## STATED PROBLEM:
Which lines hold the string "that"? Copy every one of them.

## DATA PROVIDED:

—————

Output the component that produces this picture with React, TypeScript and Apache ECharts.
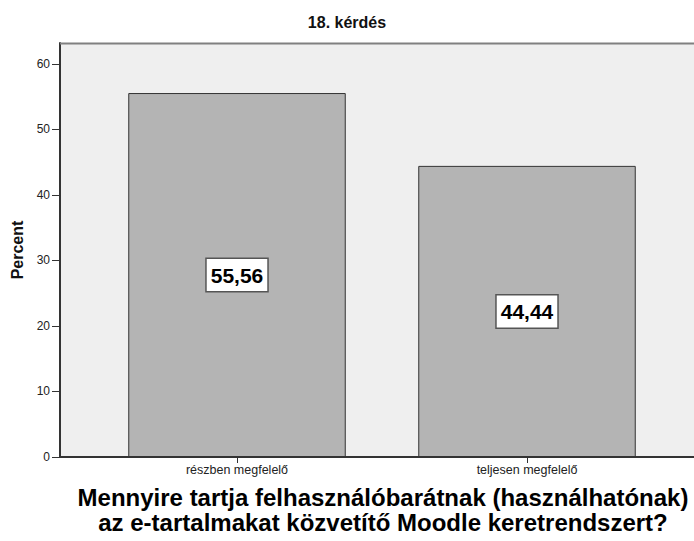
import React, { useEffect, useRef } from "react";
import * as echarts from "echarts";

const categories = ["részben megfelelő", "teljesen megfelelő"];
const percentValues = [55.56, 44.44];
const valueLabels = ["55,56", "44,44"];
const yTicks = [0, 10, 20, 30, 40, 50, 60];
const chartTitle = "18. kérdés";
const yAxisTitle = "Percent";
const xAxisTitleLines = [
  "Mennyire tartja felhasználóbarátnak (használhatónak)",
  "az e-tartalmakat közvetítő Moodle keretrendszert?",
];

const FONT = "'Liberation Sans', Arial, sans-serif";

export default function App() {
  const ref = useRef<HTMLDivElement>(null);
  useEffect(() => {
    document.body.style.margin = "0";
    if (!ref.current) return;
    const chart = echarts.init(ref.current, null, { renderer: "svg" });
    const W = 694;
    const plotLeft = 60;
    const plotTop = 43;
    const plotBottom = 457;
    chart.setOption({
      animation: false,
      backgroundColor: "#ffffff",
      title: {
        text: chartTitle,
        left: "center",
        top: 9,
        textStyle: { fontFamily: FONT, fontSize: 16, fontWeight: "bold", color: "#111" },
      },
      grid: { left: 92, right: 22, top: plotTop, bottom: 541 - plotBottom },
      graphic: [
        {
          type: "rect",
          z: -10,
          shape: { x: plotLeft, y: plotTop, width: W - plotLeft + 10, height: plotBottom - plotTop },
          style: { fill: "#efefef" },
        },
        {
          type: "line",
          z: 10,
          shape: { x1: plotLeft, y1: plotTop + 0.5, x2: W + 5, y2: plotTop + 0.5 },
          style: { stroke: "#808080", lineWidth: 2 },
        },
        {
          type: "line",
          z: 10,
          shape: { x1: plotLeft - 1, y1: plotBottom, x2: W + 5, y2: plotBottom },
          style: { stroke: "#333", lineWidth: 2 },
        },
        ...xAxisTitleLines.map((line, i) => ({
          type: "text",
          x: 383,
          y: 485 + i * 25,
          style: {
            text: line,
            align: "center",
            verticalAlign: "top",
            font: `bold 24px ${FONT}`,
            fill: "#000",
          },
        })),
      ],
      xAxis: {
        type: "category",
        data: categories,
        axisLine: { show: false },
        axisTick: { show: true, alignWithLabel: true, length: 6, lineStyle: { color: "#333", width: 1 } },
        axisLabel: { fontFamily: FONT, fontSize: 12.5, color: "#222", margin: 6 },
      },
      yAxis: {
        type: "value",
        min: 0,
        max: 63.2,
        interval: 10,
        offset: 32,
        name: yAxisTitle,
        nameLocation: "middle",
        nameGap: 33,
        nameTextStyle: { fontFamily: FONT, fontSize: 16, fontWeight: "bold", color: "#111" },
        axisLine: { show: true, lineStyle: { color: "#333", width: 2 } },
        axisTick: {
          show: true,
          length: 8,
          customValues: yTicks,
          lineStyle: { color: "#333", width: 1 },
        },
        axisLabel: {
          fontFamily: FONT,
          fontSize: 12,
          color: "#222",
          margin: 10,
          customValues: yTicks,
        },
        splitLine: { show: false },
      },
      series: [
        {
          type: "bar",
          barWidth: "75%",
          data: percentValues,
          itemStyle: { color: "#b4b4b4", borderColor: "#333", borderWidth: 1 },
          label: {
            show: true,
            position: "inside",
            formatter: (p: any) => valueLabels[p.dataIndex],
            fontFamily: FONT,
            fontSize: 21,
            fontWeight: "bold",
            color: "#000",
            backgroundColor: "#ffffff",
            borderColor: "#555",
            borderWidth: 1.5,
            padding: [6, 4, 5, 4],
          },
        },
      ],
    });
    return () => chart.dispose();
  }, []);
  return <div ref={ref} style={{ width: 694, height: 541 }} />;
}
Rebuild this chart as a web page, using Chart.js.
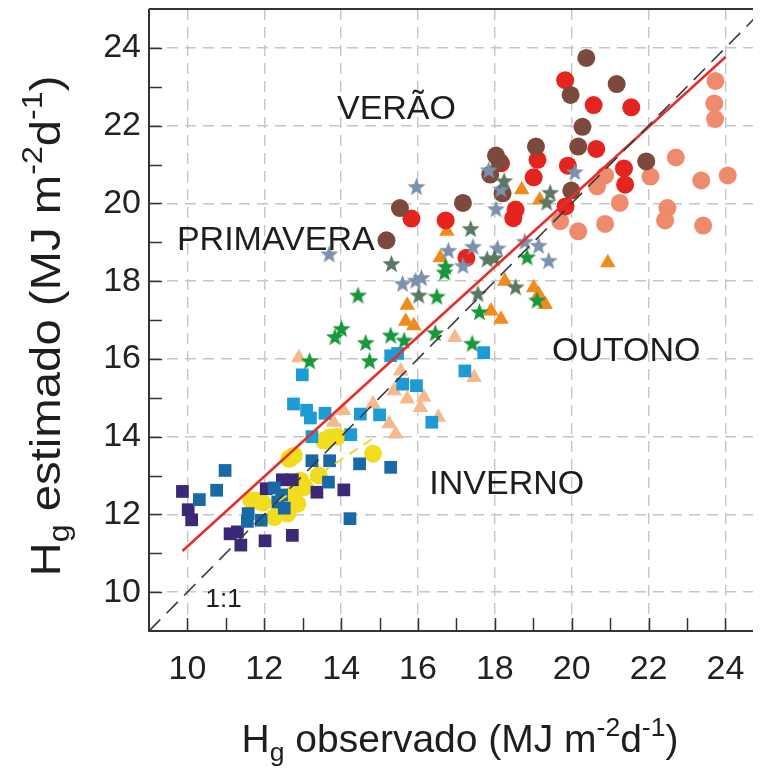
<!DOCTYPE html>
<html><head><meta charset="utf-8">
<script src="https://cdn.jsdelivr.net/npm/chart.js@4.4.1/dist/chart.umd.min.js"></script>
<style>html,body{margin:0;padding:0;background:#fff;overflow:hidden}</style>
</head><body>
<canvas id="c" width="762" height="769"></canvas>
<script>
// ---- data ----
const xTicks=[10,12,14,16,18,20,22,24];
const yTicks=[10,12,14,16,18,20,22,24];
const redCircles=[[19.83,23.17],[20.57,22.53],[21.55,22.47],[20.64,21.4],[19.9,20.97],[21.36,20.9],[21.39,20.48],[19.84,19.92],[19.11,21.12],[19.01,20.67],[18.16,21.03],[18.54,19.84],[18.48,19.62],[17.26,18.6],[15.83,19.61],[16.72,19.56]];
const brownCircles=[[20.38,23.74],[21.17,23.07],[19.97,22.79],[20.28,21.97],[20.17,21.46],[19.07,21.46],[21.94,21.08],[18.03,21.23],[18.12,21.08],[17.88,20.74],[18.2,20.26],[19.99,20.33],[17.17,20.01],[15.53,19.88],[15.18,19.05]];
const salmonCircles=[[23.74,23.15],[23.71,22.57],[23.73,22.17],[22.71,21.18],[24.06,20.72],[23.37,20.59],[22.05,20.69],[20.87,20.72],[20.66,20.44],[21.25,20.01],[22.49,19.88],[22.43,19.56],[23.42,19.43],[20.87,19.47],[20.17,19.28],[19.7,19.54]];
const greenStars=[[14.44,17.62],[16.49,17.59],[16.69,18.21],[16.72,18.36],[14.01,16.76],[13.84,16.55],[14.64,16.4],[15.29,16.59],[15.64,16.46],[16.45,16.65],[17.41,16.38],[17.6,17.19],[14.74,15.93],[13.18,15.93],[18.84,18.6],[19.1,17.49]];
const darkStars=[[15.31,18.43],[16.02,17.62],[17.37,19.33],[17.56,17.66],[17.8,18.55],[17.99,18.58],[18.24,20.56],[19.44,20.26],[19.35,20.01],[18.54,17.83]];
const grayStars=[[15.96,20.41],[13.69,18.68],[15.6,17.92],[15.94,18.0],[16.09,18.07],[16.79,18.77],[17.43,18.87],[17.17,18.38],[18.03,19.84],[17.84,20.84],[18.16,20.35],[18.07,18.83],[20.08,20.79],[19.4,18.51],[19.14,18.9],[18.78,19.0]];
const orangeTri=[[16.75,19.28],[16.58,18.6],[15.72,17.38],[15.68,16.97],[15.89,16.85],[17.9,17.23],[18.16,17.02],[18.26,18.0],[18.7,20.35],[19.17,20.09],[20.94,18.47],[19.01,17.83],[19.14,17.66],[19.31,17.4]];
const peachTri=[[12.9,16.03],[15.55,15.69],[15.38,15.18],[15.72,14.97],[16.15,15.01],[16.06,14.75],[14.83,14.84],[15.25,14.33],[15.42,14.07],[16.53,14.5],[16.96,16.55],[13.8,14.37],[14.06,14.67],[17.46,15.52]];
const lightBlueSq=[[12.99,15.59],[12.76,14.84],[13.1,14.68],[13.2,14.48],[13.58,14.6],[14.5,14.58],[15.0,14.56],[13.24,14.0],[14.25,14.05],[15.29,16.08],[15.47,16.14],[15.6,15.35],[15.96,15.31],[16.36,14.37],[17.71,16.16],[17.22,15.69]];
const medBlueSq=[[10.98,13.13],[10.76,12.62],[10.31,12.38],[12.26,12.68],[12.35,12.32],[12.52,12.16],[11.58,12.02],[11.56,11.82],[11.92,11.85],[13.24,13.38],[13.7,13.38],[13.67,12.83],[14.48,13.3],[15.29,13.21],[14.23,11.89],[12.45,12.5]];
const purpleSq=[[9.87,12.59],[10.02,12.12],[10.11,11.86],[11.11,11.5],[11.3,11.55],[11.39,11.21],[12.02,11.32],[12.73,11.46],[12.05,12.66],[12.47,12.89],[12.73,12.89],[13.37,12.57],[14.07,12.63]];
const yellowCirc=[[13.71,13.98],[13.55,13.9],[12.65,13.43],[12.77,13.51],[11.79,12.36],[11.66,12.36],[12.94,12.87],[13.05,12.7],[12.77,12.53],[13.42,13.0],[12.52,12.19],[12.26,11.93],[12.6,12.02],[14.83,13.56],[13.9,14.0],[12.86,12.27],[11.95,12.3]];
const regLine=[[9.87,11.06],[24.01,23.77]];
const oneToOne=[[9,9],[25,25]];
const yellowLine=[[12.0,12.1],[14.9,14.0]];
const labels=[['VERÃO',15.44,22.42,34],['PRIMAVERA',12.30,19.05,34],['OUTONO',21.42,16.18,34],['INVERNO',18.31,12.77,34],['1:1',10.94,9.79,26]];

const pts=a=>a.map(p=>({x:p[0],y:p[1]}));
function starImg(color,r){
  const c=document.createElement('canvas');const s=Math.ceil(r*2+2);c.width=s;c.height=s;
  const g=c.getContext('2d');g.fillStyle=color;g.beginPath();
  for(let i=0;i<10;i++){const rr=i%2?r*0.42:r;const a=-Math.PI/2+i*Math.PI/5;g.lineTo(s/2+rr*Math.cos(a),s/2+rr*Math.sin(a));}
  g.closePath();g.fill();return c;
}
const FONT='"Liberation Sans", Arial, sans-serif';
function sc(label,data,color,style,r,order){
  return {type:'scatter',label,data:pts(data),backgroundColor:color,borderColor:color,borderWidth:0,pointStyle:style,pointRadius:r,pointHoverRadius:r,order};
}
function ln(label,data,color,w,dash,order){
  return {type:'line',label,data:pts(data),borderColor:color,borderWidth:w,borderDash:dash,pointRadius:0,fill:false,order};
}
const datasets=[
  ln('1:1',oneToOne,'#3a3a3a',1.6,[16,9],0),
  ln('reg',regLine,'#e4302c',2.6,[],0),
  ln('regInv',yellowLine,'#e8d83a',2,[10,7],0),
  sc('darkStars',darkStars,null,starImg('#5a7862',9.5),9,1),
  sc('grayStars',grayStars,null,starImg('#7a92ab',9.5),9,2),
  sc('greenStars',greenStars,null,starImg('#17983a',9.5),9,3),
  sc('brown',brownCircles,'#7b4a3c','circle',9,4),
  sc('red',redCircles,'#e5231f','circle',9,5),
  sc('salmon',salmonCircles,'#f08a6c','circle',9,6),
  sc('orange',orangeTri,'#f08b1d','triangle',9,7),
  sc('medBlue',medBlueSq,'#1a69a7','rect',9,8),
  sc('purple',purpleSq,'#3b2877','rect',9,9),
  sc('lightBlue',lightBlueSq,'#1d9bd7','rect',9,10),
  sc('peach',peachTri,'#f6b98c','triangle',9,11),
  sc('yellow',yellowCirc,'#f2dc1e','circle',9,12),
];

function richText(ctx,parts,F){
  let w=0;for(const p of parts){ctx.font=(F*p[1])+'px '+FONT;w+=ctx.measureText(p[0]).width;}return w;
}
function drawRich(ctx,parts,F,x,y){
  for(const p of parts){ctx.font=(F*p[1])+'px '+FONT;ctx.fillText(p[0],x,y+p[2]*F);x+=ctx.measureText(p[0]).width;}
}
const xTitle=[['H',1,0],['g',0.68,0.22],[' observado (MJ m',1,0],['-2',0.68,-0.42],['d',1,0],['-1',0.68,-0.42],[')',1,0]];
const yTitle=[['H',1,0],['g',0.68,0.22],[' estimado (MJ m',1,0],['-2',0.68,-0.42],['d',1,0],['-1',0.68,-0.42],[')',1,0]];

const deco={
  id:'deco',
  afterDraw(chart){
    const ctx=chart.ctx,xs=chart.scales.x,ys=chart.scales.y,a=chart.chartArea;
    ctx.save();
    ctx.setLineDash([]);
    ctx.strokeStyle='#333';ctx.lineWidth=2;ctx.beginPath();
    ctx.moveTo(a.left,a.top);ctx.lineTo(a.left,a.bottom);ctx.lineTo(a.right,a.bottom);
    ctx.moveTo(a.left,a.top);ctx.lineTo(a.right,a.top);
    ctx.stroke();
    ctx.lineWidth=1.5;ctx.beginPath();
    for(let v=10;v<=24;v++){const px=Math.round(xs.getPixelForValue(v))+0.5;ctx.moveTo(px,a.bottom);ctx.lineTo(px,a.bottom-13);}
    for(let v=10;v<=24;v++){const py=Math.round(ys.getPixelForValue(v))+0.5;ctx.moveTo(a.left,py);ctx.lineTo(a.left+13,py);}
    ctx.stroke();
    ctx.fillStyle='#1e1e1e';ctx.textAlign='center';ctx.textBaseline='middle';
    for(const l of labels){ctx.font=l[3]+'px '+FONT;ctx.fillText(l[0],xs.getPixelForValue(l[1]),ys.getPixelForValue(l[2]));}
    ctx.textAlign='left';ctx.textBaseline='alphabetic';
    let F=39;
    let w=richText(ctx,xTitle,F);
    drawRich(ctx,xTitle,F,460-w/2,752);
    F=43;
    ctx.translate(60,326);ctx.rotate(-Math.PI/2);ctx.scale(1.1,1);
    w=richText(ctx,yTitle,F);
    drawRich(ctx,yTitle,F,-w/2,0);
    ctx.restore();
  }
};

new Chart(document.getElementById('c'),{
  data:{datasets},
  options:{
    responsive:false,animation:false,
    layout:{padding:{top:7,right:0,left:0,bottom:0}},
    plugins:{legend:{display:false},tooltip:{enabled:false}},
    scales:{
      x:{type:'linear',position:'bottom',min:9,max:24.718,
        afterBuildTicks(s){s.ticks=xTicks.map(v=>({value:v}));},
        afterFit(s){s.height=138;s.paddingLeft=0;s.paddingRight=0;},
        grid:{color:'#c6c6c6',lineWidth:1.4,drawTicks:false},
        border:{display:false,dash:[11,7]},
        ticks:{font:{size:34,family:FONT},color:'#222',padding:18,maxRotation:0,autoSkip:false}},
      y:{type:'linear',min:9,max:25,
        afterBuildTicks(s){s.ticks=yTicks.map(v=>({value:v}));},
        afterFit(s){s.width=149;s.paddingTop=0;s.paddingBottom=0;},
        grid:{color:'#c6c6c6',lineWidth:1.4,drawTicks:false},
        border:{display:false,dash:[11,7]},
        ticks:{font:{size:34,family:FONT},color:'#222',padding:8,autoSkip:false}}
    }
  },
  plugins:[deco]
});
</script>
</body></html>
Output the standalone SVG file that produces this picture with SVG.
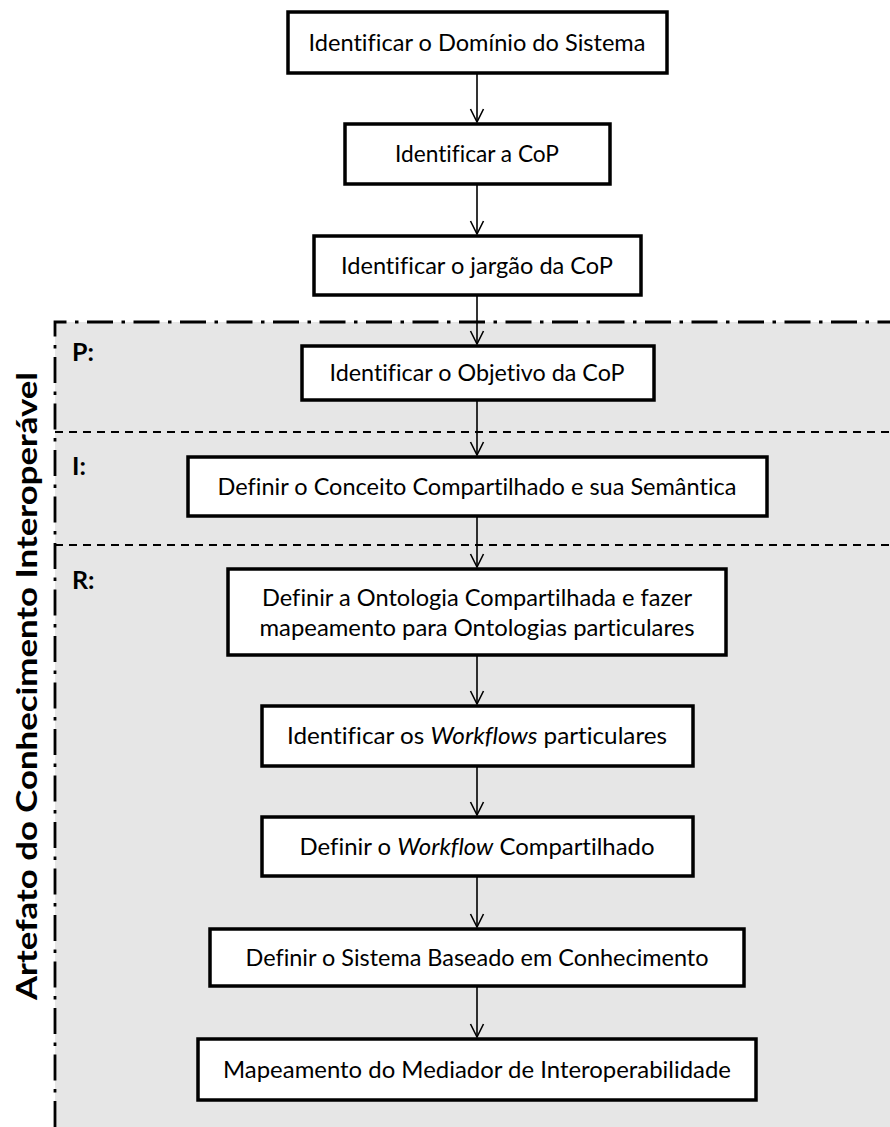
<svg xmlns="http://www.w3.org/2000/svg" width="890" height="1127" viewBox="0 0 890 1127">
<style>
.box{fill:#fff;stroke:#000;stroke-width:3.5}
.t{font-family:Lato,"Liberation Sans",sans-serif;font-size:23px;fill:#000;text-anchor:middle;font-variant-ligatures:none}
.sec{font-family:Lato,"Liberation Sans",sans-serif;font-size:25px;font-weight:bold;fill:#000}
.conn line{stroke:#000;stroke-width:1.6}
.dd{stroke:#000;stroke-width:1.8;stroke-dasharray:8 6;fill:none}
.dashdot{stroke:#000;stroke-width:2.8;fill:none;stroke-dasharray:26 8.5 3.5 8.5}
</style>
<defs>
<marker id="ah" markerUnits="userSpaceOnUse" markerWidth="20" markerHeight="20" refX="0" refY="0" viewBox="-15 -10 17 20" orient="auto">
<path d="M-13,-6.5 L0,0 L-13,6.5" fill="none" stroke="#000" stroke-width="1.6"/>
</marker>
</defs>
<rect width="890" height="1127" fill="#fff"/>
<g id="region">
<rect x="55" y="322" width="840" height="810" fill="#e6e6e6"/>
<path class="dashdot" d="M55,1127 L55,322 L890,322"/>
<line class="dd" x1="55" y1="432" x2="890" y2="432"/>
<line class="dd" x1="55" y1="545" x2="890" y2="545"/>
<text class="sec" x="72" y="361">P:</text>
<text class="sec" x="72" y="475">I:</text>
<text class="sec" x="72" y="589">R:</text>
<text transform="translate(37,686) rotate(-90)" font-family="Lato,'Liberation Sans',sans-serif" font-size="29" font-weight="bold" text-anchor="middle" textLength="628" lengthAdjust="spacingAndGlyphs" style="font-variant-ligatures:none">Artefato do Conhecimento Interoperável</text>
</g>
<g id="connectors" class="conn">
<line x1="477" y1="74" x2="477" y2="122" marker-end="url(#ah)"/>
<line x1="477" y1="185" x2="477" y2="234" marker-end="url(#ah)"/>
<line x1="477" y1="296" x2="477" y2="344" marker-end="url(#ah)"/>
<line x1="477" y1="401" x2="477" y2="455" marker-end="url(#ah)"/>
<line x1="477" y1="517" x2="477" y2="567" marker-end="url(#ah)"/>
<line x1="477" y1="656" x2="477" y2="704" marker-end="url(#ah)"/>
<line x1="477" y1="767" x2="477" y2="815" marker-end="url(#ah)"/>
<line x1="477" y1="877" x2="477" y2="927" marker-end="url(#ah)"/>
<line x1="477" y1="987" x2="477" y2="1037" marker-end="url(#ah)"/>
</g>
<g id="n1"><rect class="box" x="288" y="12" width="379" height="61"/><text class="t" x="477" y="51" textLength="337" lengthAdjust="spacingAndGlyphs">Identificar o Domínio do Sistema</text></g>
<g id="n2"><rect class="box" x="345" y="124" width="265" height="60"/><text class="t" x="477" y="162" textLength="164" lengthAdjust="spacingAndGlyphs">Identificar a CoP</text></g>
<g id="n3"><rect class="box" x="314" y="236" width="327" height="59"/><text class="t" x="477" y="274" textLength="272" lengthAdjust="spacingAndGlyphs">Identificar o jargão da CoP</text></g>
<g id="n4"><rect class="box" x="302" y="346" width="352" height="54"/><text class="t" x="477" y="381" textLength="295" lengthAdjust="spacingAndGlyphs">Identificar o Objetivo da CoP</text></g>
<g id="n5"><rect class="box" x="188" y="457" width="579" height="59"/><text class="t" x="477" y="495" textLength="519" lengthAdjust="spacingAndGlyphs">Definir o Conceito Compartilhado e sua Semântica</text></g>
<g id="n6"><rect class="box" x="228" y="569" width="498" height="86"/><text class="t" x="477" y="606" textLength="430" lengthAdjust="spacingAndGlyphs">Definir a Ontologia Compartilhada e fazer</text><text class="t" x="477" y="636" textLength="435" lengthAdjust="spacingAndGlyphs">mapeamento para Ontologias particulares</text></g>
<g id="n7"><rect class="box" x="262" y="706" width="431" height="60"/><text class="t" x="477" y="744" textLength="380" lengthAdjust="spacingAndGlyphs">Identificar os <tspan font-style="italic">Workflows</tspan> particulares</text></g>
<g id="n8"><rect class="box" x="262" y="817" width="431" height="59"/><text class="t" x="477" y="855" textLength="355" lengthAdjust="spacingAndGlyphs">Definir o <tspan font-style="italic">Workflow</tspan> Compartilhado</text></g>
<g id="n9"><rect class="box" x="210" y="929" width="534" height="57"/><text class="t" x="477" y="966" textLength="463" lengthAdjust="spacingAndGlyphs">Definir o Sistema Baseado em Conhecimento</text></g>
<g id="n10"><rect class="box" x="198" y="1039" width="558" height="61"/><text class="t" x="477" y="1078" textLength="508" lengthAdjust="spacingAndGlyphs">Mapeamento do Mediador de Interoperabilidade</text></g>
</svg>
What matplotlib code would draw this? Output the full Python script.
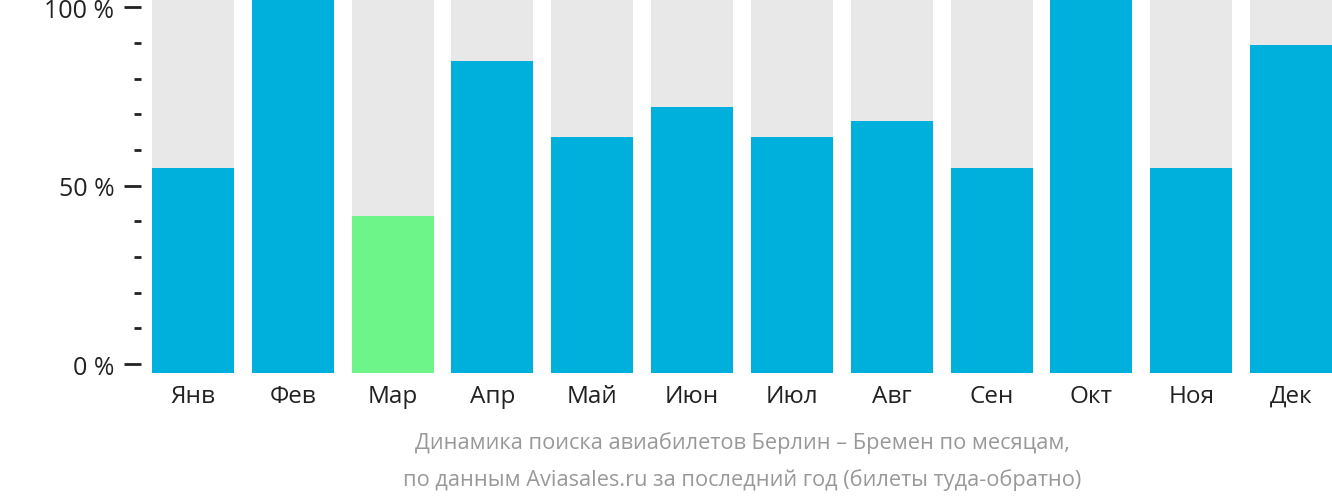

—————

## REPLY:
Output the component that produces this picture with React, TypeScript and Apache ECharts.
Output the standalone SVG file that produces this picture with SVG.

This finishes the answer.